Improving LLMs Isn't About Making Them More Powerful

Like the steam powered engines of the industrial age supercharging human muscle, LLMs are now doing the same with the human brain. They are powerful, and getting more so through self-learning via ML algorithms and human validation. However in these early days of open access LLMs are vulnerable to misuse, and that should be the primary focus of LLM development and governance, not making them run faster or even improving accuracy.

TECHNOLOGY

Vlad Katsva

2/25/20242 min read

Security, interpretability, and ethical use are the next frontier of LLM improvement.

LLMs aren't that different than humans.

Like us, they learn through training.
Like us, they pick the right tools to execute a task.
Like us, they don't reproduce things exactly (lossy compression) but they can recall, using it to summarize and make conclusions.
Like us, they sometimes get things wrong before they get it right.

And that's where they are both like and unlike us.

We generally (not always!) know what we do and don't know. Humans (especially wiser ones) often express doubt, acknowledging the limits of their knowledge. Do LLMs know what they don't know, or when less than fully confident in their knowledge do they fairly represent it in their answers? Or do they simply make stuff up? And when they do, how would we know?

With humans, you can look at their credentials and weigh their opinions accordingly. If not satisfied, we go seek a 2nd opinion.

Can we do that with LLMs? Or do they share common enough training data where they may hallucinate about the same things?

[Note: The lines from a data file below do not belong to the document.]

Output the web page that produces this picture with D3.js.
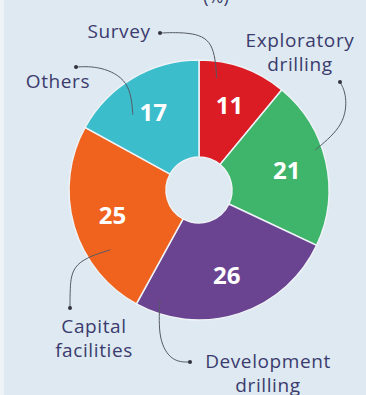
<!DOCTYPE html>
<html>
<head>
<meta charset="utf-8">
<title>Spend split</title>
<script src="https://d3js.org/d3.v7.min.js"></script>
<style>
  body { margin: 0; background: #eef3f7; }
  svg { display: block; }
</style>
</head>
<body>
<div id="chart"></div>
<script>
// slice data, clockwise from 12 o'clock
var categories = ["Survey", "Exploratory drilling", "Development drilling", "Capital facilities", "Others"];
var values = [11, 21, 26, 25, 17];
var colors = ["#dc1c24", "#3fb56b", "#6b4491", "#f0631f", "#3cbdcb"];

var W = 366, H = 395;
var cx = 199, cy = 190, rOuter = 130, rInner = 33;

var svg = d3.select("#chart").append("svg")
  .attr("width", W).attr("height", H);

// panel
svg.append("rect").attr("x", 4).attr("y", 0).attr("width", W - 4).attr("height", H)
  .attr("fill", "#dee9f1");

// cut-off title at top
svg.append("text").attr("x", 216).attr("y", 3)
  .attr("text-anchor", "middle")
  .attr("font-family", "Open Sans, sans-serif").attr("font-size", 18)
  .attr("fill", "#3d3d6b").text("(%)");

var pie = d3.pie().sort(null).value(function(d) { return d; });
var arcs = pie(values);
var arc = d3.arc().innerRadius(rInner).outerRadius(rOuter);
var labelArc = d3.arc().innerRadius(90).outerRadius(90);

var g = svg.append("g").attr("transform", "translate(" + cx + "," + cy + ")");

g.selectAll("path.slice")
  .data(arcs)
  .enter().append("path")
  .attr("class", "slice")
  .attr("d", arc)
  .attr("fill", function(d, i) { return colors[i]; })
  .attr("stroke", "#eef3f7")
  .attr("stroke-width", 1.5);

g.selectAll("text.val")
  .data(arcs)
  .enter().append("text")
  .attr("class", "val")
  .attr("transform", function(d) { return "translate(" + labelArc.centroid(d) + ")"; })
  .attr("dy", "0.36em")
  .attr("text-anchor", "middle")
  .attr("font-family", "Open Sans, sans-serif")
  .attr("font-weight", "bold")
  .attr("font-size", 24)
  .attr("fill", "#ffffff")
  .text(function(d) { return d.data; });

// leader lines: slice point (angle deg, radius) -> bend -> dot
function polar(a, r) {
  var t = a * Math.PI / 180;
  return [cx + r * Math.sin(t), cy - r * Math.cos(t)];
}
var leaders = [
  { from: polar(9, 113),    via: [[214, 40], [190, 32]], dot: [160, 33] },
  { from: polar(71, 123),   via: [[345, 125], [347, 95]], dot: [340, 82] },
  { from: polar(199.5, 117),via: [[158, 340], [172, 362]], dot: [190, 362] },
  { from: polar(236, 107),  via: [[72, 262], [70, 290]], dot: [70, 308] },
  { from: polar(318.6, 100),via: [[130, 80], [100, 66]], dot: [76, 67] }
];
var line = d3.line().curve(d3.curveBasis);

svg.selectAll("path.leader")
  .data(leaders)
  .enter().append("path")
  .attr("class", "leader")
  .attr("d", function(d) { return line([d.from, d.from].concat(d.via).concat([d.dot, d.dot])); })
  .attr("fill", "none")
  .attr("stroke", "#555a66")
  .attr("stroke-width", 1);

svg.selectAll("circle.dot")
  .data(leaders)
  .enter().append("circle")
  .attr("class", "dot")
  .attr("cx", function(d) { return d.dot[0]; })
  .attr("cy", function(d) { return d.dot[1]; })
  .attr("r", 2)
  .attr("fill", "#333340");

// category labels
var labelLines = [
  { lines: ["Survey"], x: 119, y: 38 },
  { lines: ["Exploratory", "drilling"], x: 300, y: 47 },
  { lines: ["Development", "drilling"], x: 268, y: 368 },
  { lines: ["Capital", "facilities"], x: 94, y: 333 },
  { lines: ["Others"], x: 58, y: 88 }
];

labelLines.forEach(function(l) {
  var t = svg.append("text")
    .attr("text-anchor", "middle")
    .attr("font-family", "Open Sans, sans-serif")
    .attr("font-size", 19)
    .attr("letter-spacing", 0.6)
    .attr("fill", "#3b3b6e");
  l.lines.forEach(function(s, j) {
    t.append("tspan").attr("x", l.x).attr("y", l.y + j * 24).text(s);
  });
});
</script>
</body>
</html>
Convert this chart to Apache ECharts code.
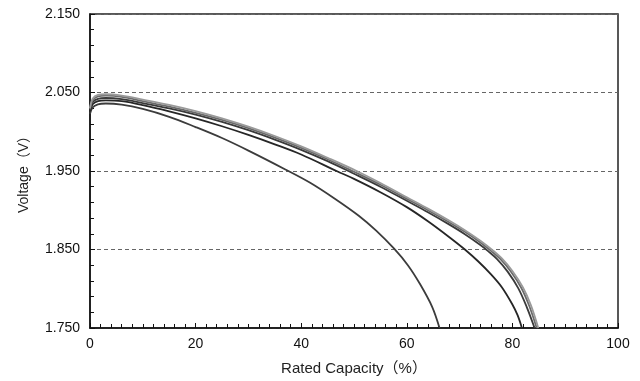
<!DOCTYPE html>
<html>
<head>
<meta charset="utf-8">
<script src="https://cdn.jsdelivr.net/npm/echarts@6/dist/echarts.min.js"></script>
<style>
  html, body { margin: 0; padding: 0; background: #fff; }
  #chart { width: 640px; height: 381px; }
</style>
</head>
<body>
<div id="chart"></div>
<script>
// Discharge curves: [rated capacity %, voltage V]
const curveA = [[0,2.023],[0.5,2.031],[1.5,2.035],[3,2.036],[6,2.0345],[10,2.029],[15,2.019],[20,2.006],[25,1.992],[30,1.976],[37,1.952],[41.7,1.935],[46.3,1.915],[50.9,1.893],[54.2,1.874],[57.6,1.851],[60.2,1.830],[62.5,1.806],[64.8,1.777],[66.2,1.750]];
const curveB = [[0,2.026],[0.5,2.035],[1.5,2.039],[3,2.040],[6,2.039],[10,2.034],[15,2.026],[20,2.017],[25,2.007],[30,1.996],[35,1.984],[40,1.971],[46.7,1.950],[50,1.940],[55,1.923],[60,1.904],[64,1.886],[68,1.866],[71,1.850],[73.5,1.835],[76,1.818],[78,1.802],[80,1.780],[81,1.766],[81.8,1.750]];
const curveC = [[0,2.028],[0.5,2.038],[1.5,2.042],[3,2.043],[6,2.0415],[10,2.0365],[15,2.0298],[20,2.0219],[25,2.0126],[30,2.002],[35,1.990],[40,1.977],[45,1.9625],[50,1.9465],[55,1.930],[60,1.912],[64,1.8975],[68,1.882],[71,1.8695],[74,1.8555],[75.4,1.848],[77.1,1.8378],[79.1,1.8218],[81.1,1.8008],[82.7,1.777],[84.2,1.750]];
const curveD = [[0,2.029],[0.5,2.040],[1.5,2.045],[3,2.046],[6,2.0445],[10,2.039],[15,2.032],[20,2.024],[25,2.015],[30,2.0045],[35,1.9925],[40,1.9795],[45,1.965],[50,1.949],[55,1.9325],[60,1.9145],[64,1.900],[68,1.8848],[71,1.8725],[74,1.8587],[76,1.848],[77.7,1.838],[79.7,1.822],[81.7,1.801],[83.2,1.778],[84.6,1.750]];
const curveE = [[0,2.030],[0.5,2.042],[1.5,2.047],[3,2.0478],[6,2.046],[10,2.041],[15,2.0343],[20,2.0264],[25,2.0171],[30,2.0065],[35,1.9946],[40,1.9814],[45,1.9668],[50.5,1.950],[55,1.9347],[60,1.9165],[64,1.9021],[68,1.8869],[71,1.8746],[74,1.8608],[76.3,1.8488],[78,1.8386],[80,1.8226],[82,1.8016],[83.5,1.7791],[84.9,1.750]];

const curves = [
  { data: curveA, color: '#3c3c3c' },
  { data: curveB, color: '#262626' },
  { data: curveC, color: '#3a3a3a' },
  { data: curveD, color: '#6a6a6a' },
  { data: curveE, color: '#9a9a9a' }
];

const xTitle = 'Rated Capacity（%）';
const yTitle = 'Voltage（V）';

const font = '"Liberation Sans", Arial, "Noto Sans CJK JP", sans-serif';

const chart = echarts.init(document.getElementById('chart'), null, { renderer: 'canvas' });
chart.setOption({
  animation: false,
  backgroundColor: '#fff',
  grid: {
    left: 90, right: 22, top: 14, bottom: 52,
    show: true, borderColor: '#222', borderWidth: 1.5, backgroundColor: 'transparent'
  },
  xAxis: {
    type: 'value', min: 0, max: 100, interval: 20,
    name: xTitle, nameLocation: 'middle', nameGap: 33,
    nameTextStyle: { fontFamily: font, fontSize: 15, color: '#222' },
    axisLine: { show: true, lineStyle: { color: '#111', width: 1.5 } },
    axisTick: { show: true, inside: true, length: 5, lineStyle: { color: '#111', width: 1 } },
    minorTick: { show: true, splitNumber: 10, length: 4, lineStyle: { color: '#111', width: 1 } },
    axisLabel: { fontFamily: font, fontSize: 14, color: '#111', margin: 9 },
    splitLine: { show: false }
  },
  yAxis: {
    type: 'value', min: 1.75, max: 2.15, interval: 0.1,
    name: yTitle, nameLocation: 'middle', nameGap: 59, nameRotate: 90,
    nameTextStyle: { fontFamily: font, fontSize: 14, color: '#222' },
    axisLine: { show: true, lineStyle: { color: '#111', width: 1.5 } },
    axisTick: { show: true, inside: true, length: 5, lineStyle: { color: '#111', width: 1 } },
    minorTick: { show: true, splitNumber: 5, length: 4, lineStyle: { color: '#111', width: 1 } },
    axisLabel: { fontFamily: font, fontSize: 14, color: '#111', margin: 10,
      formatter: v => v.toFixed(3) },
    splitLine: { show: true, lineStyle: { color: '#666', type: [4, 3], width: 1 } }
  },
  series: curves.map(c => ({
    type: 'line',
    data: c.data,
    showSymbol: false,
    smooth: 0.35,
    clip: true,
    lineStyle: { color: c.color, width: 1.8 }
  }))
});
</script>
</body>
</html>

This video is terrific intro to LLMs by
Andrej Karpathy.

There are problems with LLMs some which he explains in the video:
- identifying what's true and what's made up (hallucinations)
- identifying what is human- and what is AI-generated (deepfakes)
- understanding how conclusions are made (interpretability)
- preventing jailbreaking and malicious use

So 'improving' a model is fundamentally about equipping it with the right self-governance and security mechanisms where it serves for good. Not about making it bigger or faster.